In 2002, an expanded 2-DVD edition, Videos 86>98 + (without "The", and with "+") was released. It includes all the material from the original release on DVD 1, as well as bonus material on DVD 2.

== 1998 VHS: Mute Films / MF033 ==

1. Intro (short documentary on the making of some of the videos, 1998)
  - Directed by Sven Harding
2. Stripped – (Black Celebration, February 1986)
  - Directed by Peter Care
3. A Question of Lust – (Black Celebration, April 1986)
  - Directed by Martyn Atkins
4. A Question of Time – (Black Celebration, August 1986)
  - Directed by Anton Corbijn
5. Strangelove (unedited) – (Music for the Masses, April 1987)
  - Directed by Anton Corbijn
6. Never Let Me Down Again (short version) – (Music for the Masses, August 1987)
  - Directed by Anton Corbijn
7. Behind the Wheel (short version) – (Music for the Masses, December 1987)
  - Directed by Anton Corbijn
8. Little 15 – (Music for the Masses, May 1988)
  - Directed by Martyn Atkins
9. Everything Counts (live) – (101, February 1989)
  - Directed by D. A. Pennebaker
10. Personal Jesus (unedited) – (Violator, August 1989)
  - Directed by Anton Corbijn
11. Enjoy the Silence – (Violator, February 1990)
  - Directed by Anton Corbijn
12. Policy of Truth – (Violator, May 1990)
  - Directed by Anton Corbijn
13. World in My Eyes (MTV version) – (Violator, September 1990)
  - Directed by Anton Corbijn
14. I Feel You – (Songs of Faith and Devotion, February 1993)
  - Directed by Anton Corbijn
15. Walking in My Shoes (unedited) – (Songs of Faith and Devotion, April 1993)
  - Directed by Anton Corbijn
16. Condemnation (live version from Devotional) – (Songs of Faith and Devotion, September 1993)
  - Directed by Anton Corbijn
17. In Your Room – (Songs of Faith and Devotion, January 1994)
  - Directed by Anton Corbijn
18. Barrel of a Gun (original) – (Ultra, February 1997)
  - Directed by Anton Corbijn
19. It's No Good – (Ultra, March 1997)
  - Directed by Anton Corbijn
20. Home – (Ultra, June 1997)
  - Directed by Steven Green
21. Useless – (Ultra, October 1997)
  - Directed by Anton Corbijn
22. Only When I Lose Myself – (The Singles 86>98, September 1998)
  - Directed by Brian Griffin, cinematography by Eric Alan Edwards
23. Depeche Mode – A Short Film (short documentary on the band's history during 1986–1998, 1998)
  - Directed by Sven Harding

== 1998 DVD: Mute / DVDMuteL5 ==

- Same as VHS release

== 2002 DVD: Mute / DMDVD2 ==

=== Disc one ===

- Same as 1998 VHS and DVD

=== Disc two ===

The videos
1. But Not Tonight (from the film Modern Girls) – (Black Celebration, 1986)
  - Directed by Tamra Davis
2. Strangelove '88 (US version) – (1988)
  - Directed by Martyn Atkins
3. One Caress – (Songs of Faith and Devotion, 1993)
  - Directed by Kevin Kerslake
4. Condemnation (Paris mix) – (Songs of Faith and Devotion, 1993)
  - Directed by Anton Corbijn
Short films
1. Violator – electronic press kit (11 November 1990)
2. Songs of Faith and Devotion – electronic press kit (27 January 1993)
3. Ultra – electronic press kit (26 February 1997)
Easter egg
- Track 10 of this disc features the "Rush" easter egg.

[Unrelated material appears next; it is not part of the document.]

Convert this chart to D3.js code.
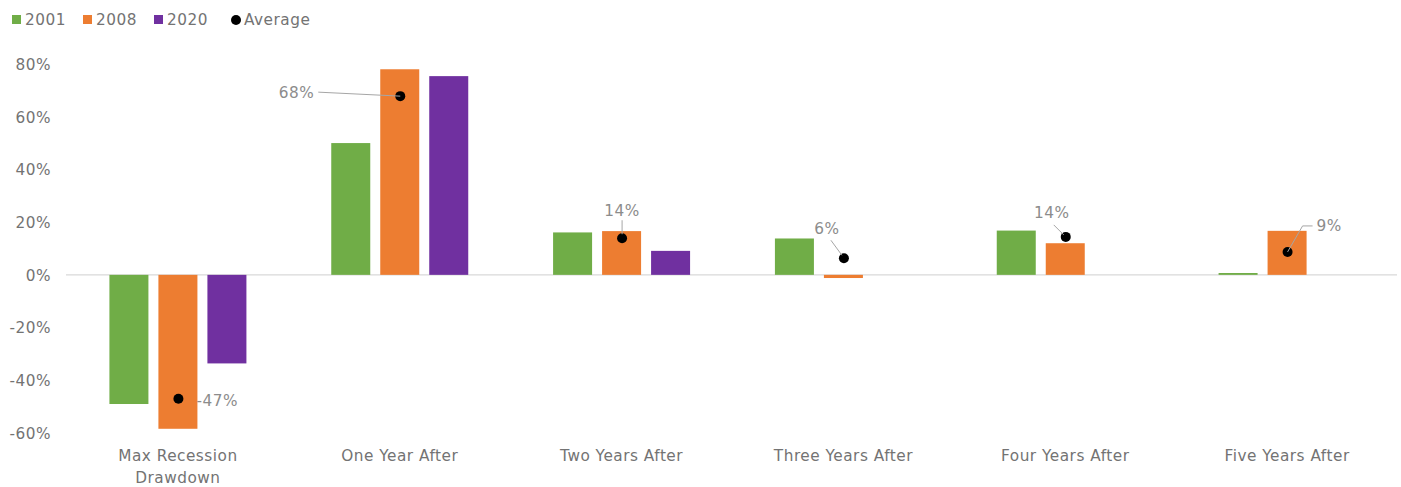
<!DOCTYPE html>
<html>
<head>
<meta charset="utf-8">
<script src="https://cdn.jsdelivr.net/npm/d3@7"></script>
<style>
  html, body { margin: 0; padding: 0; background: #fff; }
  svg { display: block; font-family: "DejaVu Sans", "Noto Sans", sans-serif; }
  text { letter-spacing: 0.5px; }
</style>
</head>
<body>
<svg id="chart" width="1401" height="487"></svg>
<script>
// Returns after recessions, by period and recession year
const categories = [["Max Recession", "Drawdown"], ["One Year After"], ["Two Years After"],
                    ["Three Years After"], ["Four Years After"], ["Five Years After"]];
const seriesNames = ["2001", "2008", "2020"];
const values2001 = [-49.0, 50.0, 16.1, 13.8, 16.8, 0.7];
const values2008 = [-58.4, 78.0, 16.6, -1.2, 12.0, 16.7];
const values2020 = [-33.6, 75.4, 9.1, null, null, null];
const averages   = [-47.0, 67.8, 13.9, 6.3, 14.4, 8.7];
const averageLabels = ["-47%", "68%", "14%", "6%", "14%", "9%"];
const yTicks = [80, 60, 40, 20, 0, -20, -40, -60];

const colors = { "2001": "#70AD47", "2008": "#ED7D31", "2020": "#7030A0" };
const textColor = "#737373";
const fontSize = 15.3;

const svg = d3.select("#chart");
const margin = { left: 67, right: 3 };
const W = 1401;

const x = d3.scaleBand().domain(d3.range(categories.length))
  .range([margin.left, W - margin.right]);
const y = d3.scaleLinear().domain([-60, 80]).range([433, 64]);
const inner = d3.scaleBand().domain(seriesNames).range([-68.5, 68.5]).paddingInner(0.204);

// y-axis labels
const yAxis = d3.axisLeft(y).tickValues(yTicks).tickSize(0).tickPadding(0)
  .tickFormat(d => d + "%");
const yg = svg.append("g").attr("transform", "translate(51,0)").call(yAxis);
yg.select(".domain").remove();
yg.selectAll("text").attr("fill", textColor).attr("font-size", fontSize)
  .attr("font-family", "\"DejaVu Sans\", sans-serif").attr("dy", "0.35em");

// zero line
svg.append("line").attr("x1", margin.left - 1).attr("x2", W - 4)
  .attr("y1", y(0)).attr("y2", y(0)).attr("stroke", "#d9d9d9").attr("stroke-width", 1.3);

// bars
const seriesValues = { "2001": values2001, "2008": values2008, "2020": values2020 };
seriesNames.forEach(s => {
  const data = seriesValues[s].map((v, i) => ({ i, v })).filter(d => d.v !== null);
  svg.append("g").selectAll("rect").data(data).join("rect")
    .attr("x", d => x(d.i) + x.bandwidth() / 2 + inner(s))
    .attr("width", inner.bandwidth())
    .attr("y", d => y(Math.max(0, d.v)))
    .attr("height", d => Math.abs(y(d.v) - y(0)))
    .attr("fill", colors[s]);
});

// average markers
const cx = i => x(i) + x.bandwidth() / 2;
svg.append("g").selectAll("circle").data(averages).join("circle")
  .attr("cx", (d, i) => cx(i) + 0.5).attr("cy", d => y(d)).attr("r", 5).attr("fill", "#000");

// average labels with leader lines (offsets relative to marker)
const labelOffsets = [
  { dx: 18, dy: 2, anchor: "start", line: null },
  { dx: -86, dy: -4, anchor: "end", line: [[-82, -4], [0, 0]] },
  { dx: 0, dy: -28, anchor: "middle", line: [[0, -18], [0, -4]] },
  { dx: -17, dy: -30, anchor: "middle", line: [[-13, -18], [-2, -3]] },
  { dx: -14, dy: -24, anchor: "middle", line: [[-12, -12], [-2, -2]] },
  { dx: 29, dy: -26, anchor: "start", line: [[25, -26], [15, -26], [0, 0]] }
];
const lbl = svg.append("g");
averages.forEach((a, i) => {
  const o = labelOffsets[i];
  const px = cx(i) + 0.5, py = y(a);
  if (o.line) {
    lbl.append("path")
      .attr("d", d3.line()(o.line.map(p => [px + p[0], py + p[1]])))
      .attr("fill", "none").attr("stroke", "#a6a6a6").attr("stroke-width", 1);
  }
  lbl.append("text").attr("x", px + o.dx).attr("y", py + o.dy).attr("dy", "0.35em")
    .attr("text-anchor", o.anchor).attr("fill", "#8c8c8c").attr("font-size", fontSize)
    .text(averageLabels[i]);
});

// category labels
const cg = svg.append("g");
categories.forEach((lines, i) => {
  const t = cg.append("text").attr("x", cx(i)).attr("y", 456)
    .attr("text-anchor", "middle").attr("fill", textColor).attr("font-size", fontSize);
  lines.forEach((l, k) => t.append("tspan").attr("x", cx(i)).attr("dy", k === 0 ? "0.35em" : "22").text(l));
});

// legend
const legendItems = [
  { name: "2001", kind: "rect", color: colors["2001"], x: 12 },
  { name: "2008", kind: "rect", color: colors["2008"], x: 83 },
  { name: "2020", kind: "rect", color: colors["2020"], x: 154 },
  { name: "Average", kind: "dot", color: "#000", x: 231 }
];
const lg = svg.append("g");
legendItems.forEach(it => {
  if (it.kind === "rect") {
    lg.append("rect").attr("x", it.x).attr("y", 15).attr("width", 9).attr("height", 9).attr("fill", it.color);
  } else {
    lg.append("circle").attr("cx", it.x + 5).attr("cy", 20).attr("r", 5).attr("fill", it.color);
  }
  lg.append("text").attr("x", it.x + 13).attr("y", 20).attr("dy", "0.35em")
    .attr("fill", textColor).attr("font-size", fontSize).text(it.name);
});
</script>
</body>
</html>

This is a short (one-minute) montage of the various graphics the design firm Intro created for The Singles releases, set to a re-edited version of the song with the same name.

==Personnel==
- Dave Gahan
- Martin Gore
- Andy Fletcher
- Alan Wilder (member of the band from 1982 to 1995, and does not appear in any of the videos made after 1995, except "Intro" and "Depeche Mode – A Short Film")
- Nassim Khalifa – black haired woman in the "Strangelove" video
- Lysette Anthony – woman in the "I Feel You" video
- Ippolita Santarelli – woman in the "Behind the Wheel" video
- Hildia Campbell – backup singer in the "Condemnation" live video
- Samantha Smith – backup singer in the "Condemnation" live video
- Daniel Miller – seen in interviews
- Anton Corbijn – seen in interviews

==Certifications==

Certifications for The Videos 86>98
| Region | Certification | Certified units/sales |
| Poland (ZPAV) | Gold | 5,000^{*} |
^{*} Sales figures based on certification alone.